■ WHAT THE EXERCISE ASKS:
Take the line containing "Recreate this image" as the first line and the line containing "-3, -4, -3, -2, -3, -3]" as the last, and output that span verbatim without any images.

■ Some records:
══════════════════════════════

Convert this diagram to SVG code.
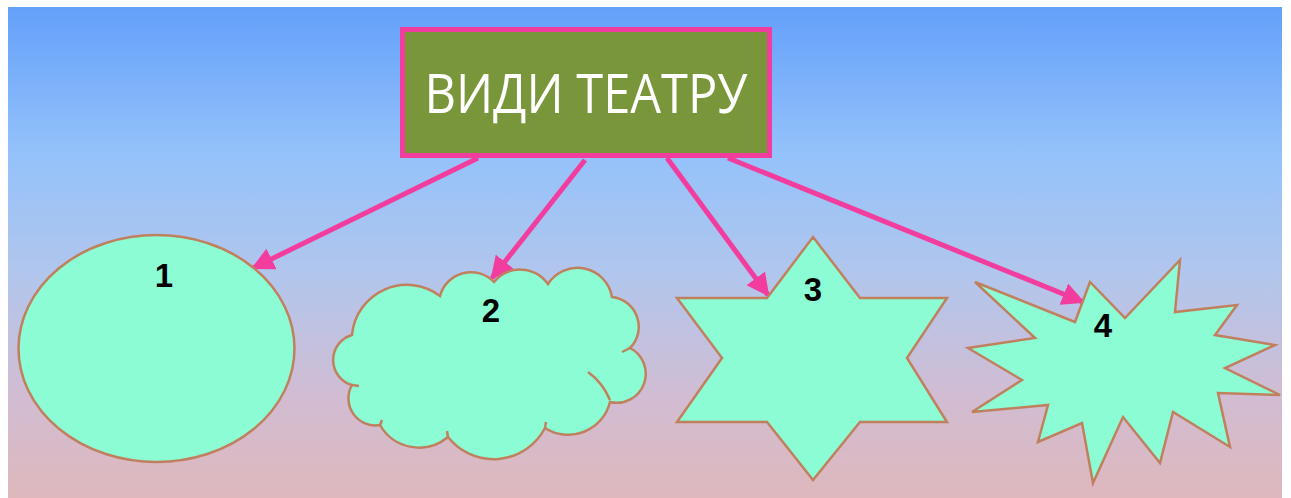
<svg xmlns="http://www.w3.org/2000/svg" width="1291" height="498" viewBox="0 0 1291 498">
  <defs>
    <linearGradient id="sky" x1="0" y1="0" x2="0" y2="1">
      <stop offset="0" stop-color="#64a0fa"/>
      <stop offset="0.3" stop-color="#94c2fa"/>
      <stop offset="0.55" stop-color="#b2c6ec"/>
      <stop offset="0.8" stop-color="#d2bcd2"/>
      <stop offset="1" stop-color="#deb8bc"/>
    </linearGradient>
    <marker id="head" viewBox="0 0 10 10" refX="9" refY="5" markerWidth="4.6" markerHeight="4.6" orient="auto" markerUnits="strokeWidth">
      <path d="M0,0 L10,5 L0,10 Z" fill="#f23c9e"/>
    </marker>
    <style>
      .shape { fill: #8cfcd4; stroke: #c0805e; stroke-width: 2.5; stroke-linejoin: miter; }
      .inner { fill: none; stroke: #c0805e; stroke-width: 2.5; }
      .num { font-family: "Liberation Sans", Arial, sans-serif; font-weight: bold; font-size: 33px; fill: #000; text-anchor: middle; }
      .link { fill: none; stroke: #f23c9e; stroke-width: 5; marker-end: url(#head); }
    </style>
  </defs>

  <!-- backdrop -->
  <rect x="0" y="0" width="1291" height="498" fill="#ffffff"/>
  <rect x="8" y="7" width="1274" height="491" fill="url(#sky)"/>

  <!-- title -->
  <g id="title">
    <rect x="402.5" y="29.5" width="367" height="126" fill="#7a963a" stroke="#f23c9e" stroke-width="5"/>
    <text x="586" y="113" font-family="'Open Sans', 'Noto Sans', sans-serif" font-size="55" fill="#ffffff" text-anchor="middle" textLength="323" lengthAdjust="spacingAndGlyphs">ВИДИ ТЕАТРУ</text>
  </g>

  <!-- connectors -->
  <g id="connectors">
    <line class="link" x1="478" y1="158" x2="253" y2="268"/>
    <line class="link" x1="585" y1="160" x2="492" y2="278"/>
    <line class="link" x1="667" y1="158" x2="768" y2="295"/>
    <line class="link" x1="728" y1="158" x2="1083" y2="302"/>
  </g>

  <!-- 1: ellipse -->
  <g id="node1">
    <ellipse class="shape" cx="156.5" cy="348.5" rx="138" ry="113.5"/>
    <text class="num" x="164" y="287">1</text>
  </g>

  <!-- 2: cloud -->
  <g id="node2">
    <path class="shape" d="M352,335
      A55,55 0 0 1 440,296
      A32,32 0 0 1 494,282
      A34,34 0 0 1 548,284
      A35,35 0 0 1 612,297
      A30,30 0 0 1 630,348
      A29,29 0 0 1 610,402
      A43,43 0 0 1 545,428
      A58,58 0 0 1 448,437
      A45,45 0 0 1 380,425
      A27,27 0 0 1 352,385
      A26,26 0 0 1 352,335 Z"/>
    <path class="inner" d="M588,372 Q603,383 610,400"/>
    <path class="inner" d="M630,348 L622,352"/>
    <path class="inner" d="M352,385 L359,386"/>
    <path class="inner" d="M380,425 L382,420"/>
    <path class="inner" d="M448,437 L447,431"/>
    <path class="inner" d="M545,428 L546,422"/>
    <text class="num" x="491" y="322">2</text>
  </g>

  <!-- 3: six-pointed star -->
  <g id="node3">
    <polygon class="shape" points="813,237 860,298 947,298 907,358 947,422 860,422 813,480 767,422 677,422 722,358 677,298 767,298"/>
    <text class="num" x="813" y="301">3</text>
  </g>

  <!-- 4: burst -->
  <g id="node4">
    <polygon class="shape" points="975,282 1075,322 1090,282 1125,318 1180,260 1175,312 1237,305 1215,335 1275,345 1225,368 1280,395 1218,393 1230,447 1173,412 1160,463 1123,417 1093,483 1082,423 1038,442 1048,405 972,412 1022,380 968,348 1035,338"/>
    <text class="num" x="1103" y="337">4</text>
  </g>
</svg>
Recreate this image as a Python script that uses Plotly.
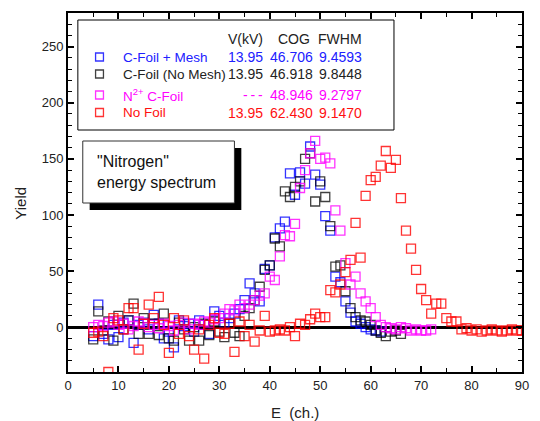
import plotly.graph_objects as go

# ---------------- data ----------------
blue_x = list(range(5, 63))
blue_y = [-8, 20, -6, -11, 2, -9, 4, 6, -14, 2, 4, -2, 11, 3, -10, -4, -18, 6, 1, 3,
          -4, 6, 2, -6, 14, 10, 4, 8, 12, 16, 24, 39, 30, 23, 52, 55, 80, 88, 94, 137,
          118, 138, 128, 161, 136, 127, 99, 86, 45, 40, 23, 13, 5, 3, 0, -2, -3, -4]

black_x = list(range(5, 67))
black_y = [-11, 14, -3, 5, -12, 10, -2, 6, 21, -6, 8, -6, 3, -7, 12, -10, -12, 4, -2, -12,
           0, -12, 3, -7, 5, -4, -9, 3, -5, -8, 10, 17, 24, 36, 51, 55, 79, 72, 121, 116,
           125, 130, 150, 155, 112, 130, 116, 90, 54, 55, 32, 17, 9, 6, 5, 2, -3, -5, -8, -4,
           -3, -6]

mag_x = list(range(5, 73))
mag_y = [0, 2, 1, 4, 5, 2, 3, -2, 1, 5, 3, 0, 2, -1, 3, 1, -3, 2, 4, -2,
         3, 2, 5, 4, 7, 8, 12, 16, 15, 20, 17, 20, 24, 28, 30, 45, 42, 63, 82, 81,
         92, 124, 140, 155, 166, 150, 151, 146, 104, 86, 57, 38, 45, 30, 23, 17, 9, 2, 0, -1,
         -2, 0, -1, -3, -2, -3, -3, -2]

red_x = list(range(5, 91))
red_y = [-5, -4, -8, -40, 8, 6, -2, 17, 17, -20, 3, 20, 8, 27, 2, -23, 8, -6, 6, -8,
         -20, -2, -28, 2, 8, -5, -6, 3, -22, 5, -8, 2, -13, -3, 10, -4, -3, -2, -3, 0,
         -8, 3, 2, 7, 12, 9, 9, 33, 31, 38, 49, 60, 93, 62, 117, 131, 134, 144, 157, 142,
         149, 115, 86, 70, 51, 34, 24, 12, 21, 21, 8, 5, 5, -2, -1, -3, -2, -4, -3, -2,
         -3, -4, -3, -2, -3, -3]

series_names = ["C-Foil + Mesh", "C-Foil (No Mesh)", "N<sup>2+</sup> C-Foil", "No Foil"]
series_colors = ["rgba(0,0,255,0.8)", "rgba(0,0,0,0.75)", "rgba(255,0,255,0.8)", "rgba(255,0,0,0.8)"]
text_colors = ["#2020FF", "#222222", "#FF00FF", "#FF1010"]
v_kv = ["13.95", "13.95", "-\u2009-\u2009-", "13.95"]
cog = ["46.706", "46.918", "48.946", "62.430"]
fwhm = ["9.4593", "9.8448", "9.2797", "9.1470"]

x_ticks = [0, 10, 20, 30, 40, 50, 60, 70, 80, 90]
y_ticks = [0, 50, 100, 150, 200, 250]

FONT = "Liberation Sans, Arial, sans-serif"

# ---------------- figure ----------------
W, H = 540, 421
L, R, T, B = 68, 11, 13, 49
pw, ph = W - L - R, H - T - B


def px(xp):
    return (xp - L) / pw


def py(yp):
    return (H - B - yp) / ph


fig = go.Figure()
all_x = [blue_x, black_x, mag_x, red_x]
all_y = [blue_y, black_y, mag_y, red_y]
for xs, ys, c, n in zip(all_x, all_y, series_colors, series_names):
    fig.add_trace(go.Scatter(
        x=xs, y=ys, mode="markers", name=n,
        marker=dict(symbol="square-open", size=9, color=c, line=dict(width=1.3, color=c)),
        showlegend=False))

axis_common = dict(
    showline=True, linewidth=2, linecolor="black", mirror="ticks",
    ticks="inside", ticklen=6, tickwidth=1.5, tickcolor="black",
    showgrid=False,
    tickfont=dict(family=FONT, size=13, color="#222"),
)

fig.update_xaxes(range=[0, 90], tickvals=x_ticks, zeroline=False,
                 minor=dict(dtick=5, ticks="inside", ticklen=4, tickwidth=1.2, tickcolor="black"),
                 **axis_common)
fig.update_yaxes(range=[-40, 280], tickvals=y_ticks, zeroline=True, zerolinecolor="black",
                 zerolinewidth=2.5,
                 minor=dict(dtick=10, ticks="inside", ticklen=4, tickwidth=1.2, tickcolor="black"),
                 **axis_common)

shapes = []
annotations = []

# legend/table box
shapes.append(dict(type="rect", xref="paper", yref="paper", x0=px(78), x1=px(399),
                   y0=py(130), y1=py(20), line=dict(color="black", width=1), fillcolor="white",
                   layer="above"))
hdr_y = 39
annotations += [
    dict(x=px(268), y=py(hdr_y), text="V(kV)", xanchor="right"),
    dict(x=px(297.5), y=py(hdr_y), text="COG", xanchor="center"),
    dict(x=px(369), y=py(hdr_y), text="FWHM", xanchor="right"),
]
for a in annotations:
    a.update(xref="paper", yref="paper", yanchor="middle", showarrow=False,
             font=dict(family=FONT, size=14, color="#222"))

row_y = [57, 74, 95, 112.5]
for i in range(4):
    yy = row_y[i]
    c = text_colors[i]
    shapes.append(dict(type="rect", xref="paper", yref="paper", x0=px(96), x1=px(104),
                       y0=py(yy + 4), y1=py(yy - 4), line=dict(color=series_colors[i], width=1.3),
                       layer="above"))
    for xx, txt, anc, fs in [(122, series_names[i], "left", 13.5), (268, v_kv[i], "right", 14),
                             (319, cog[i], "right", 14), (369, fwhm[i], "right", 14)]:
        annotations.append(dict(x=px(xx), y=py(yy), text=txt, xanchor=anc, yanchor="middle",
                                xref="paper", yref="paper", showarrow=False,
                                font=dict(family=FONT, size=fs, color=c)))

# text box with shadow
shapes.append(dict(type="rect", xref="paper", yref="paper", x0=px(90), x1=px(244),
                   y0=py(210), y1=py(148), line=dict(color="black", width=0), fillcolor="black",
                   layer="above"))
shapes.append(dict(type="rect", xref="paper", yref="paper", x0=px(83), x1=px(237),
                   y0=py(203), y1=py(141), line=dict(color="#333", width=1), fillcolor="white",
                   layer="above"))
annotations.append(dict(x=px(95), y=py(162), text='"Nitrogen"', xanchor="left", yanchor="middle",
                        xref="paper", yref="paper", showarrow=False,
                        font=dict(family=FONT, size=16, color="#111")))
annotations.append(dict(x=px(95), y=py(183), text="energy spectrum", xanchor="left", yanchor="middle",
                        xref="paper", yref="paper", showarrow=False,
                        font=dict(family=FONT, size=16, color="#111")))

# axis titles
annotations.append(dict(x=px(19), y=py(203), text="Yield", textangle=-90, xanchor="center",
                        yanchor="middle", xref="paper", yref="paper", showarrow=False,
                        font=dict(family=FONT, size=15, color="#222")))
annotations.append(dict(x=px(298), y=py(412), text="E\u00a0\u00a0(ch.)", xanchor="center",
                        yanchor="middle", xref="paper", yref="paper", showarrow=False,
                        font=dict(family=FONT, size=15, color="#222")))

fig.update_layout(
    width=W, height=H,
    margin=dict(l=L, r=R, t=T, b=B),
    paper_bgcolor="white", plot_bgcolor="white",
    shapes=shapes, annotations=annotations,
    showlegend=False,
)

fig.write_html("out.html", config={"displayModeBar": False},
               post_script="document.body.style.margin='0';document.body.style.overflow='hidden';")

══════════════════════════════

■ RESULT BELOW:
Recreate this image as a Python script that uses Plotly.
import plotly.graph_objects as go

# ---------------- data ----------------
blue_x = list(range(5, 63))
blue_y = [-8, 20, -6, -11, 2, -9, 4, 6, -14, 2, 4, -2, 11, 3, -10, -4, -18, 6, 1, 3,
          -4, 6, 2, -6, 14, 10, 4, 8, 12, 16, 24, 39, 30, 23, 52, 55, 80, 88, 94, 137,
          118, 138, 128, 161, 136, 127, 99, 86, 45, 40, 23, 13, 5, 3, 0, -2, -3, -4]

black_x = list(range(5, 67))
black_y = [-11, 14, -3, 5, -12, 10, -2, 6, 21, -6, 8, -6, 3, -7, 12, -10, -12, 4, -2, -12,
           0, -12, 3, -7, 5, -4, -9, 3, -5, -8, 10, 17, 24, 36, 51, 55, 79, 72, 121, 116,
           125, 130, 150, 155, 112, 130, 116, 90, 54, 55, 32, 17, 9, 6, 5, 2, -3, -5, -8, -4,
           -3, -6]

mag_x = list(range(5, 73))
mag_y = [0, 2, 1, 4, 5, 2, 3, -2, 1, 5, 3, 0, 2, -1, 3, 1, -3, 2, 4, -2,
         3, 2, 5, 4, 7, 8, 12, 16, 15, 20, 17, 20, 24, 28, 30, 45, 42, 63, 82, 81,
         92, 124, 140, 155, 166, 150, 151, 146, 104, 86, 57, 38, 45, 30, 23, 17, 9, 2, 0, -1,
         -2, 0, -1, -3, -2, -3, -3, -2]

red_x = list(range(5, 91))
red_y = [-5, -4, -8, -40, 8, 6, -2, 17, 17, -20, 3, 20, 8, 27, 2, -23, 8, -6, 6, -8,
         -20, -2, -28, 2, 8, -5, -6, 3, -22, 5, -8, 2, -13, -3, 10, -4, -3, -2, -3, 0,
         -8, 3, 2, 7, 12, 9, 9, 33, 31, 38, 49, 60, 93, 62, 117, 131, 134, 144, 157, 142,
         149, 115, 86, 70, 51, 34, 24, 12, 21, 21, 8, 5, 5, -2, -1, -3, -2, -4, -3, -2,
         -3, -4, -3, -2, -3, -3]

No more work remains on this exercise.